I understand that the Indian Air Force needs numbers and a bigger squadron strength – but these reports sound like a hit job from corrupt sources trying to push imports over the Tejas. India must not do what we did to the HF 24 again. Older people among us recall very well how the improved and inherently safer Indian modification of the accident-loving Gnat aircraft called the Ajeet, was discarded prematurely. Worse still, the underpowered HF 24 was nipped in the bud in favour of the underpowered Jaguar.

The Tejas now is a lot more than was originally envisaged. It is a 4-plus generation aircraft, capable of carrying short- and long-range air-to-air missiles and smart laser-guided bombs. It has a multimode radar that can be used to track ground targets or air targets and is one of the few aircraft in the Indian inventory that can switch roles to hit ground targets or shoot down aircraft simply by a software switch. The weapons can be aimed simply by the pilot looking at the target. The development of the Tejas has made it the safest fighter aircraft testing programme in the world with a stellar benchmark-setting record.

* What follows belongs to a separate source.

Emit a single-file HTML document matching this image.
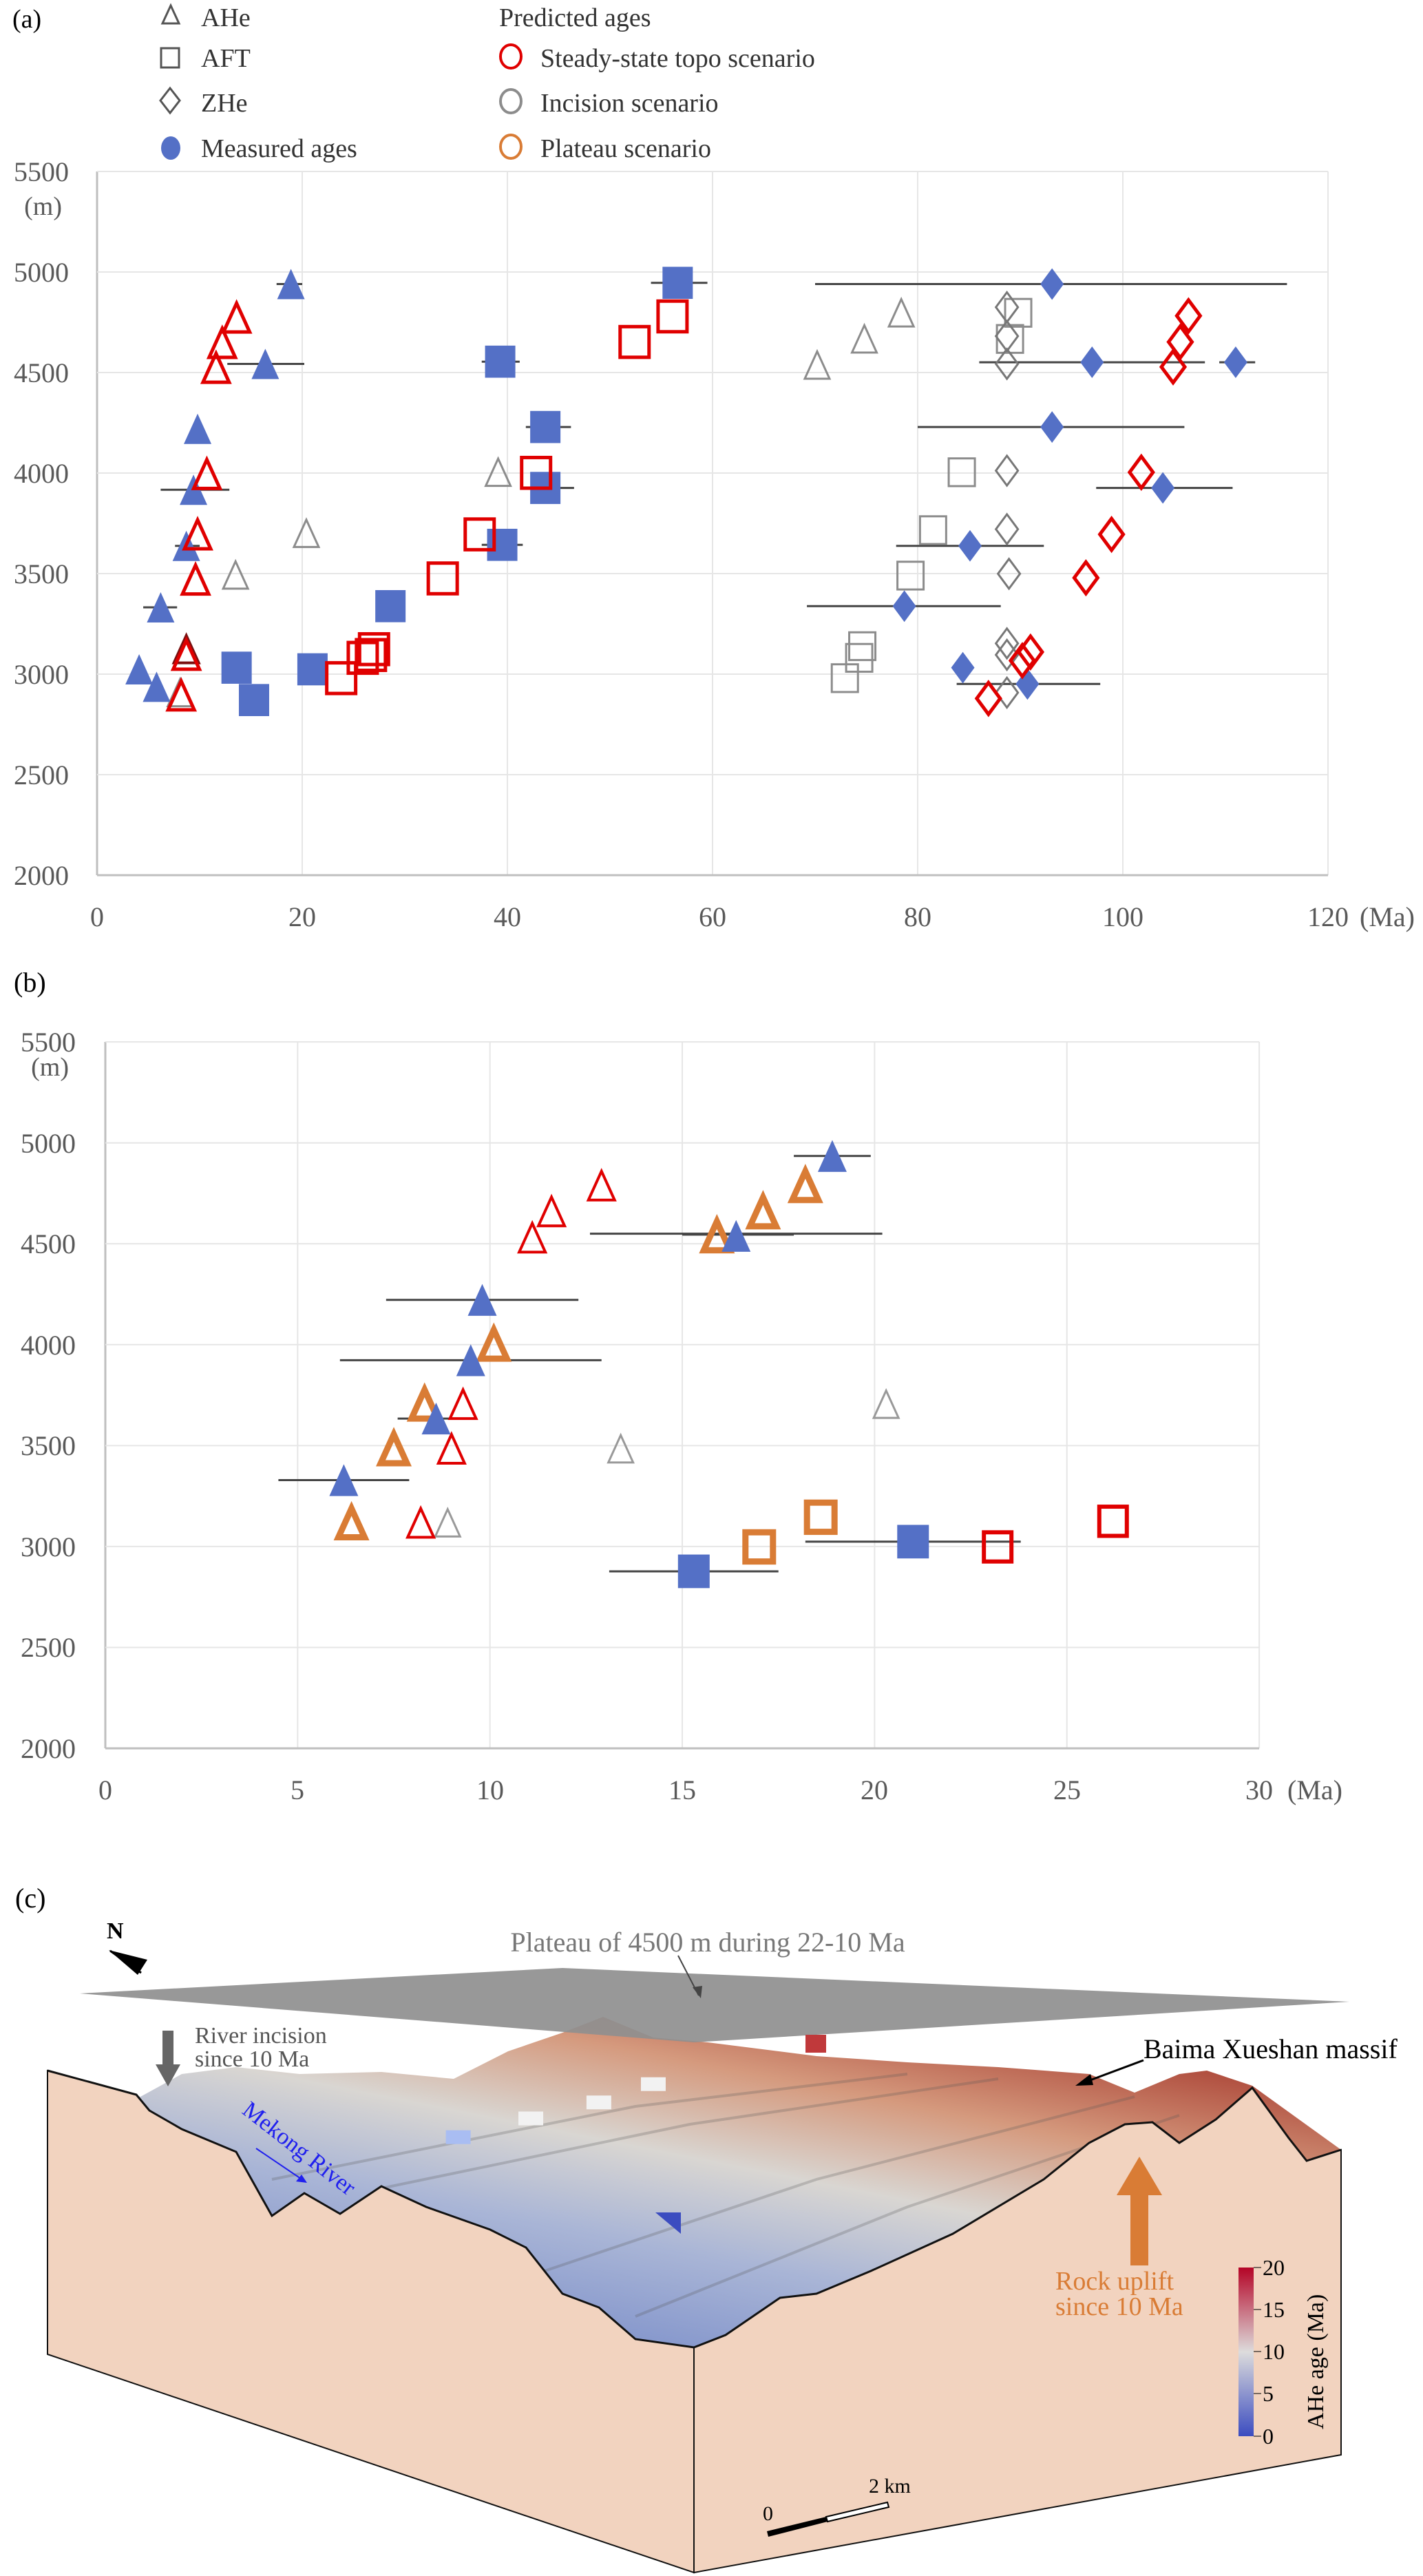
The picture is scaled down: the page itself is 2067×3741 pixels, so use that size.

Unlike the Gnat and the MiG-21, which used to become uncontrollable in situations where the pilot was busy and hardly expected it, the computer-controlled Tejas simply will not allow the pilot to make an error. This makes it easy to fly and reduce the pilot’s workload so he can concentrate on his job as a fighter rather than keeping 50 per cent of his attention on trying to avoid a crash. It is all to easy to forget how many young lives were lost with crashing Gnats and MiG-21s. Readers may find it hard to believe that the Gnat had over 1,200 serious accidents or safety incidents in its 21 years – amounting to one adverse event every six days! This is the recorded history of the Gnat in the Indian Air Force.

The small size and composite structure of the Tejas makes it inherently stealthy in an era when nations are doing backward somersaults to make stealth designs. It can carry the same bomb load as the now-retired Canberra, the only “bomber” ever operated by the Indian Air Force. And even if some of the load is sacrificed to carry extra fuel tanks – the Tejas can still carry two-thirds of what the Canberra bomber used to carry.

Test pilots and squadron pilots flying the Tejas have described it as a delight to fly, highly manoeuvrable, with better electronics and controls than Mirage 2000 and a capable fighter. The Tejas’ delta wing has a very low wing loading – which means that the wing catches the air like a kite, making the Tejas a great performer at high altitudes like Tibet and over the Himalayas, unlike the Jaguar whose wings gasp for air at high altitudes.

The strike range of the Tejas is currently enough to take out almost any target of note in Pakistan and all important across the Line of Actual Control targets in China-occupied Tibet. And its performance can only get better if the programme is not killed by a bunch of Jaichands possibly looking to line their Swiss accounts at the expense of the nation.

The Tejas must not be sacrificed to suit the machinations of an import lobby! Do not kill the Tejas.